In Mr. Sirvint’s analysis of “10 years later, was the Iraq war worth it” (April 25), many of us would say no. In trying to support his view, Rick Sirvint leaves out some inconvenient facts. The idea of WMD was first promulgated by the refugee Chalabi who pushed Colin Powell into his regretful announcement of the existence of WMD before the United Nations. The “shock and awe” bombing which then occurred, killing indiscriminately throughout Baghdad, certainly not the usual method for hunting down a dictator, caused the widespread killing of civilians.

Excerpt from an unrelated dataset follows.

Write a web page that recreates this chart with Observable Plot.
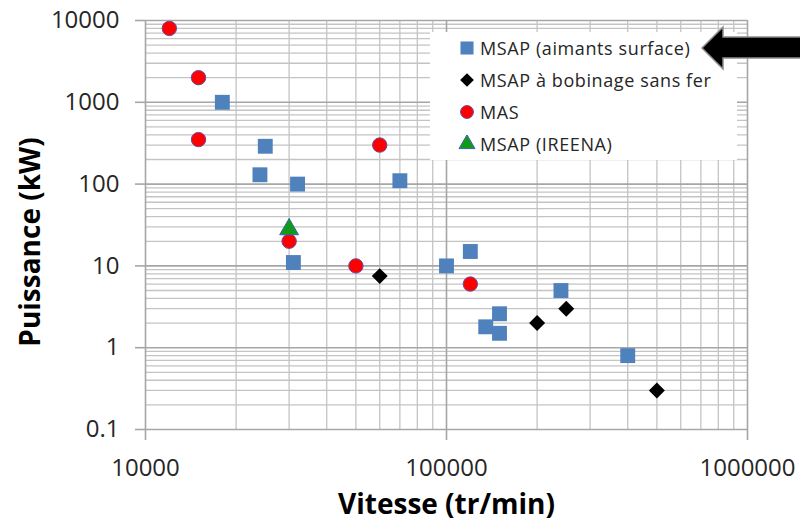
<!DOCTYPE html>
<html>
<head>
<meta charset="utf-8">
<script src="https://cdn.jsdelivr.net/npm/d3@7"></script>
<script src="https://cdn.jsdelivr.net/npm/@observablehq/plot@0.6"></script>
<style>
  html, body { margin: 0; padding: 0; background: #fff; }
  #wrap { position: relative; width: 800px; height: 523px; overflow: hidden; font-family: "Open Sans", sans-serif; }
  #legend { position: absolute; left: 430px; top: 32px; width: 307px; height: 128px; background: #fff; }
  .item { position: absolute; left: 28px; height: 32px; display: flex; align-items: center; font-size: 18px; letter-spacing: 0.6px; color: #262626; white-space: nowrap; }
  .item svg { margin-right: 4px; }
  #arrow { position: absolute; left: 0; top: 0; pointer-events: none; }
</style>
</head>
<body>
<div id="wrap"></div>
<script>
// ---- data ----
const seriesNames = ["MSAP (aimants surface)", "MSAP à bobinage sans fer", "MAS", "MSAP (IREENA)"];

const msapSurfX = [18000, 25000, 24000, 32000, 31000, 70000, 100000, 120000, 240000, 135000, 150000, 150000, 400000];
const msapSurfY = [1000, 290, 130, 100, 11, 110, 10, 15, 5, 1.8, 2.6, 1.5, 0.8];

const msapIronlessX = [60000, 200000, 250000, 500000];
const msapIronlessY = [7.5, 2, 3, 0.3];

const masX = [12000, 15000, 15000, 60000, 30000, 50000, 120000];
const masY = [8000, 2000, 350, 300, 20, 10, 6];

const ireenaX = [30000];
const ireenaY = [28];

const xTicks = [10000, 100000, 1000000];
const yTicks = [0.1, 1, 10, 100, 1000, 10000];
const minorMult = [2, 3, 4, 5, 6, 7, 8, 9];

const xLabel = "Vitesse (tr/min)";
const yLabel = "Puissance (kW)";

// ---- derived ----
const toRows = (xs, ys) => xs.map((x, i) => ({x, y: ys[i]}));
const xMinor = xTicks.slice(0, -1).flatMap(d => minorMult.map(m => d * m));
const yMinor = yTicks.slice(0, -1).flatMap(d => minorMult.map(m => +(d * m).toPrecision(6)));

const blue = "#4f81bd", red = "#ff0000", green = "#0f9a1a", black = "#000000";
const fontTick = "Open Sans, sans-serif";

const chart = Plot.plot({
  width: 800,
  height: 523,
  marginLeft: 145,
  marginRight: 53,
  marginTop: 20,
  marginBottom: 94,
  style: {fontFamily: fontTick, background: "#fff", overflow: "visible"},
  x: {type: "log", domain: [1e4, 1e6]},
  y: {type: "log", domain: [0.1, 1e4]},
  marks: [
    Plot.ruleX(xMinor, {stroke: "#c4c4c4", strokeWidth: 1.3}),
    Plot.ruleY(yMinor, {stroke: "#c4c4c4", strokeWidth: 1.3}),
    Plot.ruleX(xTicks, {stroke: "#a6a6a6", strokeWidth: 1.6}),
    Plot.ruleY(yTicks, {stroke: "#a6a6a6", strokeWidth: 1.6}),
    Plot.axisX(xTicks, {tickSize: 11, tickPadding: 18, tickFormat: d => String(d), fontSize: 24, fill: "#262626", stroke: "#a6a6a6", strokeWidth: 1.6, label: null}),
    Plot.axisY(yTicks, {tickSize: 10, tickPadding: 16, tickFormat: d => String(d), fontSize: 24, fill: "#262626", stroke: "#a6a6a6", strokeWidth: 1.6, label: null}),
    Plot.dot(toRows(msapSurfX, msapSurfY), {x: "x", y: "y", symbol: "square", r: 8.4, fill: blue, stroke: "none"}),
    Plot.dot(toRows(msapIronlessX, msapIronlessY), {x: "x", y: "y", symbol: "diamond2", r: 7.2, fill: black, stroke: "none"}),
    Plot.dot(toRows(masX, masY), {x: "x", y: "y", symbol: "circle", r: 7.2, fill: red, stroke: "#6a4aa0", strokeWidth: 1}),
    Plot.dot(toRows(ireenaX, ireenaY), {x: "x", y: "y", symbol: "triangle", r: 7, fill: green, stroke: "#3a64a8", strokeWidth: 1}),
    Plot.text([xLabel], {frameAnchor: "bottom", dy: 84, fontSize: 28, fontWeight: "bold", fill: "#000"}),
    Plot.text([yLabel], {frameAnchor: "left", textAnchor: "middle", dx: -114, dy: 17, rotate: -90, fontSize: 28, fontWeight: "bold", fill: "#000"})
  ]
});

const wrap = document.getElementById("wrap");
wrap.appendChild(chart);

// ---- legend ----
const legend = document.createElement("div");
legend.id = "legend";
const legendSymbols = [
  {sym: d3.symbolSquare, size: 170, fill: blue, stroke: "none"},
  {sym: d3.symbolDiamond2, size: 120, fill: black, stroke: "none"},
  {sym: d3.symbolCircle, size: 130, fill: red, stroke: "#6a4aa0"},
  {sym: d3.symbolTriangle, size: 110, fill: green, stroke: "#3a64a8"}
];
seriesNames.forEach((name, i) => {
  const it = document.createElement("div");
  it.className = "item";
  it.style.top = (i * 32) + "px";
  const s = legendSymbols[i];
  const path = d3.symbol(s.sym, s.size)();
  it.innerHTML = `<svg width="18" height="18" viewBox="-9 -9 18 18"><path d="${path}" fill="${s.fill}" stroke="${s.stroke}" stroke-width="1"/></svg><span>${name}</span>`;
  legend.appendChild(it);
});
wrap.appendChild(legend);

// ---- annotation arrow ----
const ns = "http://www.w3.org/2000/svg";
const arrow = document.createElementNS(ns, "svg");
arrow.setAttribute("id", "arrow");
arrow.setAttribute("width", 800);
arrow.setAttribute("height", 523);
const poly = document.createElementNS(ns, "polygon");
poly.setAttribute("points", "702,48 723,27 723,37 802,37 802,58 723,58 723,69");
poly.setAttribute("fill", "#000");
poly.setAttribute("stroke", "#8c8c8c");
poly.setAttribute("stroke-width", "1.5");
arrow.appendChild(poly);
wrap.appendChild(arrow);
</script>
</body>
</html>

During an early Army briefing, a soldier had the courage to ask Donald Rumsfeld why they had to drive around in unprotected Jeeps which had no protective armor on the sides of the vehicles. Rumney’s reply, “you go to war with the Army you have.”

Well, yes, if you are attacked, that is true. But we were not being attacked; we chose to be in a pre-emptive war on Iraq, a war never authorized by the Congress. A war which is being paid for on a credit card, plus interest; a war whose cost will fall onto our children and grandchildren.

And finally, with Bush’s blustery “mission accomplished,” early on in the war, meaning Saddam Hussein had been taken out, why didn’t we then end our invasion of Iraq. Ten years later and democracy still an illusion, the country is mired in bloodshed today.

Many dictators still exist throughout the world. One example, thousands have been killed by Syria’s Bashir Assad. Does Mr. Sirvint really believe it is the mission of the United States to go around eliminating these tyrants, one by one?